The American Historical Society,
Chicago and New York. 1922.
William H. Porterfield, president and editor in chief of The San Diego Sun, has completed practically thirty consecutive years of association with that old and dignified journal of Southern California. Mr. Porterfield became a cub reporter for the Sun just ten years after it was established in 1881.
Mr. Porterfield was born at Vinton, Iowa, April 26, 1872, son of W. S. and Mary J. (Davis) Porterfield. His paternal grandfather was a graduate of the University of Edinburgh and a native of Scotland. As a young man he came to America as a missionary to the Indians for the Scotch Presbyterian Church and for many years labored among the tribes in Canada north of Lake Michigan and Lake Huron.
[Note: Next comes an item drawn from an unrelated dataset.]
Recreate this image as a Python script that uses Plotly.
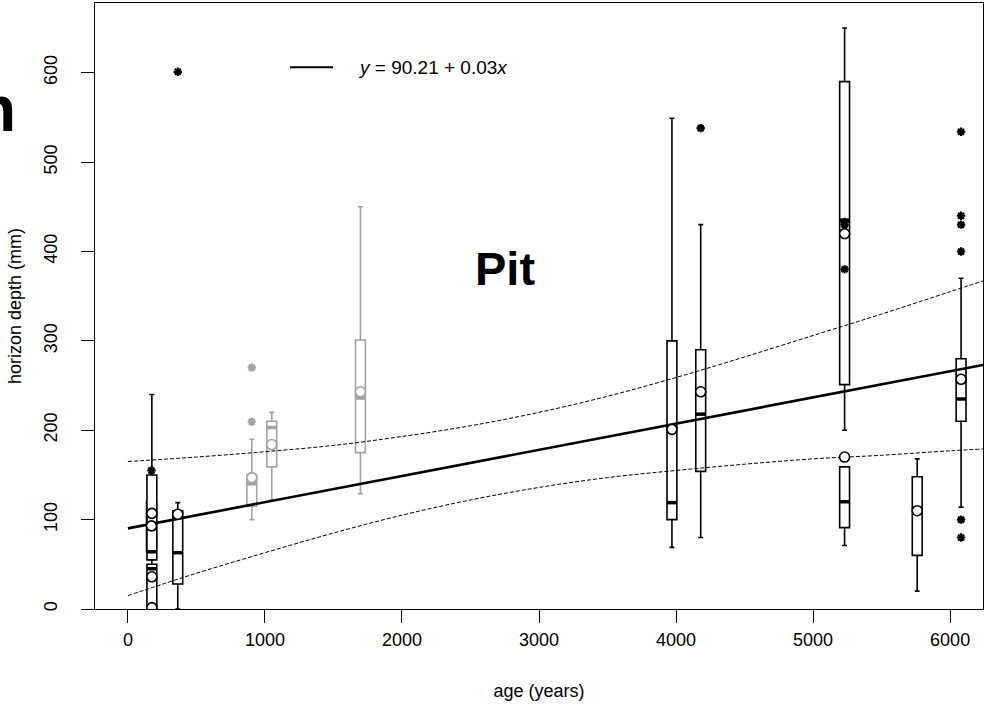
import plotly.graph_objects as go

# ---------------- data ----------------
# black boxplots (age in years, depth in mm)
box_age    = [172, 175, 175, 175, 364, 3970, 4180, 5230, 5230, 5760, 6080]
box_low    = [64,  55,  0,   0,   0,   69,   80,   200,  71,   20,   114]
box_q1     = [64,  55,  0,   0,   28,  100,  154,  251,  91,   60,   210]
box_median = [90,  64,  45,  0,   63,  119,  218,  435,  120,  108,  235]
box_q3     = [120, 150, 50,  0,   110, 300,  290,  590,  159,  148,  280]
box_high   = [120, 240, 55,  0,   119, 549,  430,  650,  159,  168,  370]
box_mean   = [93,  107, 36,  1.5, 106, 201,  243,  420,  170,  110,  257]

out_age   = [172, 364, 4180, 5230, 5230, 5230, 6080, 6080, 6080, 6080, 6080, 6080]
out_depth = [155, 601, 538,  433,  430,  380,  534,  440,  430,  400,  100,  80]

# grey boxplots
gbox_age    = [904, 1050, 1697]
gbox_low    = [100, 122, 129]
gbox_q1     = [115, 159, 175]
gbox_median = [140, 203, 236]
gbox_q3     = [150, 210, 301]
gbox_high   = [190, 220, 450]
gbox_mean   = [147, 184, 243]

gout_age   = [904, 904]
gout_depth = [270, 209.5]

# regression y = a + b x (b shown rounded in the legend)
reg_intercept = 90.21
reg_slope = 0.0293
reg_x = [0, 6240]

# confidence band
band_x     = [0, 500, 1000, 1500, 2000, 2500, 3000, 3500, 4000, 4500, 5000, 5500, 6000, 6240]
band_upper = [165, 170, 176, 183, 193, 205, 220, 238, 259, 282, 306, 330, 355, 367]
band_lower = [15, 40, 63, 85, 105, 122, 136, 147, 155, 162, 168, 172, 177, 179]

x_ticks = [0, 1000, 2000, 3000, 4000, 5000, 6000]
y_ticks = [0, 100, 200, 300, 400, 500, 600]

# ---------------- styling ----------------
FONT = "Liberation Sans, Arial, sans-serif"
BLACK = "#000000"
GREY = "#a3a3a3"
BOX_W = 72  # data units

fig = go.Figure()

def add_boxes(ages, low, q1, med, q3, high, color):
    fig.add_trace(go.Box(
        x=ages, q1=q1, median=med, q3=q3, lowerfence=low, upperfence=high,
        orientation="v", width=BOX_W, whiskerwidth=0.5, boxpoints=False,
        line=dict(color=color, width=1.6), fillcolor="white",
        showlegend=False, hoverinfo="skip"))
    # thick median bars
    mx, my = [], []
    for a, m in zip(ages, med):
        mx += [a - BOX_W / 2, a + BOX_W / 2, None]
        my += [m, m, None]
    fig.add_trace(go.Scatter(x=mx, y=my, mode="lines",
                             line=dict(color=color, width=3.5),
                             showlegend=False, hoverinfo="skip"))

add_boxes(gbox_age, gbox_low, gbox_q1, gbox_median, gbox_q3, gbox_high, GREY)
add_boxes(box_age, box_low, box_q1, box_median, box_q3, box_high, BLACK)

# band and regression
for band in (band_upper, band_lower):
    fig.add_trace(go.Scatter(x=band_x, y=band, mode="lines", line_shape="spline",
                             line=dict(color=BLACK, width=1, dash="4px,2px"),
                             showlegend=False, hoverinfo="skip"))
fig.add_trace(go.Scatter(x=reg_x, y=[reg_intercept + reg_slope * v for v in reg_x],
                         mode="lines", line=dict(color=BLACK, width=2.6),
                         showlegend=False, hoverinfo="skip"))

# means
fig.add_trace(go.Scatter(x=gbox_age, y=gbox_mean, mode="markers",
                         marker=dict(symbol="circle", size=10, color="white",
                                     line=dict(color=GREY, width=1.6)),
                         showlegend=False, hoverinfo="skip"))
fig.add_trace(go.Scatter(x=box_age, y=box_mean, mode="markers",
                         marker=dict(symbol="circle", size=10, color="white",
                                     line=dict(color=BLACK, width=1.6)),
                         showlegend=False, hoverinfo="skip"))
# outliers
fig.add_trace(go.Scatter(x=gout_age, y=gout_depth, mode="markers",
                         marker=dict(symbol="asterisk-open", size=7, color=GREY,
                                     line=dict(color=GREY, width=2.2)),
                         showlegend=False, hoverinfo="skip"))
fig.add_trace(go.Scatter(x=out_age, y=out_depth, mode="markers",
                         marker=dict(symbol="asterisk-open", size=7, color=BLACK,
                                     line=dict(color=BLACK, width=2.2)),
                         showlegend=False, hoverinfo="skip"))

axis_common = dict(showgrid=False, zeroline=False, showline=True, mirror=True,
                   linecolor=BLACK, linewidth=1.3, ticks="outside", ticklen=13,
                   tickwidth=1, tickcolor=BLACK, automargin=False,
                   tickfont=dict(family=FONT, size=18, color=BLACK))

fig.update_layout(
    width=989, height=707,
    margin=dict(l=95, r=6, t=3, b=98),
    paper_bgcolor="white", plot_bgcolor="white",
    boxmode="overlay", showlegend=False,
    font=dict(family=FONT, color=BLACK),
    xaxis=dict(range=[-240, 6240], tickvals=x_ticks, ticklabelstandoff=1,
               title=dict(text="age (years)", font=dict(family=FONT, size=18), standoff=35),
               **axis_common),
    yaxis=dict(range=[0, 678], tickvals=y_ticks, tickangle=-90, ticklabelstandoff=17,
               title=dict(text="horizon depth (mm)", font=dict(family=FONT, size=18), standoff=14),
               **axis_common),
    shapes=[dict(type="line", xref="paper", yref="paper", x0=0.2196, x1=0.268,
                 y0=0.894, y1=0.894, line=dict(color=BLACK, width=2))],
    annotations=[
        dict(x=0.294, y=0.894, xref="paper", yref="paper", xanchor="left", yanchor="middle",
             text="<i>y</i> = 90.21 + 0.03<i>x</i>", showarrow=False,
             font=dict(family=FONT, size=19, color=BLACK)),
        dict(x=2755, y=381, xref="x", yref="y", text="<b>Pit</b>", showarrow=False,
             font=dict(family=FONT, size=47, color=BLACK)),
        dict(x=-0.0867, y=0.825, xref="paper", yref="paper", xanchor="right", yanchor="middle",
             text="<b>n</b>", showarrow=False,
             font=dict(family=FONT, size=64, color=BLACK)),
    ],
)

fig.write_html("out.html", config={"displayModeBar": False},
               post_script="document.body.style.margin='0px';")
W. S. Porterfield was born in Canada, later became an early merchant in Iowa, and died when his son William was five years of age. Mr. Porterfield's mother died at San Diego in November, 1920, after a residence of about thirty years. She was known in San Diego as Mrs. M. J. Bidwell.
William H. Porterfield spent most of his boyhood in South Dakota. He came with his mother and sister Mrs. M. B. Fanton, to San Diego in January, 1891. He was then eighteen years of age and almost immediately entered the employ of The Sun as cub reporter. The San Diego Sun for many years has been one of the "Scripps publications," and Mr. Porterfield has had many active responsibilities in handling the Scripps publications elsewhere as well as at San Diego. The Scripps interests purchased The Sun and consolidated it with the San Diegan in 1892. In 1901 Mr. Porterfield bought a half interest in the property from Mr. Scripps, and the joint ownership of E. W. Scripps and W. H. Porterfield has continued ever since.
In 1903 Mr. Porterfield went East for the Scripps Pacific Coast papers as advertising manager in the Eastern field. On returning to California in October, 1904, he founded the Sacramento Star, and is still president of its publishing company. In 1906 he took over the Fresno Tribune, another Scripps paper, and in 1909 the Los Angeles Record, and in 1910, the San Francisco Daily News, with which he is still identified as stockholder and director. From 1909 to 1913 Mr. Porterfield was editor in chief of the Scripps California newspapers. He resigned in the fall of the latter year and after an extensive European tour returned to San Diego in the fall of 1915. For the past five or six years he has remained in active charge of the San Diego Sun property, having associated with him W. S. Dayton as business manager and George H. Thomas as managing editor.
His trained abilities as a journalist Mr. Porterfield has placed at the disposal of the San Diego Chamber of Commerce as a member of its Publicity Bureau for a number of years. He has prepared and assisted in preparing much valuable literature for the Chamber. He is a director of the Midwinter Expositions Company, and early in 1921 made a trip through the East and West Indies as commissioner at large for this institution. Other activities that constitute a public service include his duties as trustee of the State Normal School, as a director of the Y. M. C. A. and of the County Welfare Commission.